E.g. If you own a FireTV device, which only supports FAT32 filesystem, you're limited to 4GB file chunks. Here SPMC supports split RAR-files just like any mkv. It reads them also the same way into the library etc. In SPMC-kodi such rars look just like normal MKVs in its directories.
At least this example shows one very useful use-case Wink

Doesn't Kodi still support split media files with the *-cd1.xyz, *-cd2.xyz file naming, no need to archive them has split rar files, just rename the bare media files accordingly. Or was this feature dropped a few versions ago?
#15
(2017-07-07, 18:35)jakejm79 Wrote: Doesn't Kodi still support split media files with the *-cd1.xyz, *-cd2.xyz file naming, no need to archive them has split rar files, just rename the bare media files accordingly. Or was this feature dropped a few versions ago?

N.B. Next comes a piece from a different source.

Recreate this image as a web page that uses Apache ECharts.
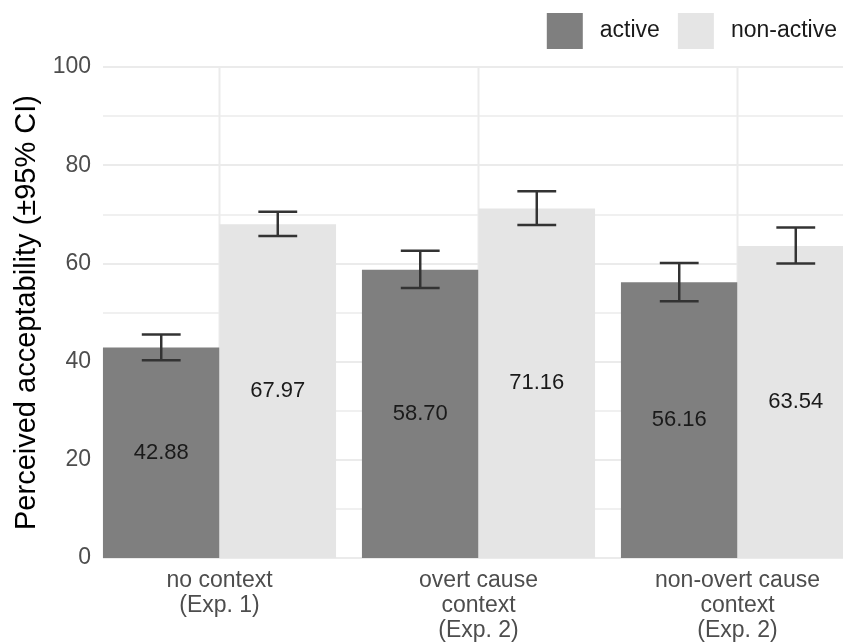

Cut/Split files, which are actually totally okay is not a good solution... Especially if you want to play those files on other systems, which don't support such split files. Why destroy intact media files for everything else, if there is a much better workaround (and it is not more than a workaround for disadvantage in devices like FireTV), which actually maintains the file as it is. What if you want to verify the mediafile with a checksum? It is changed after you split the actual mediafile into several AVIs. I see splitting files as the worst way to get it working... better such a *.rar approach if necessary at all.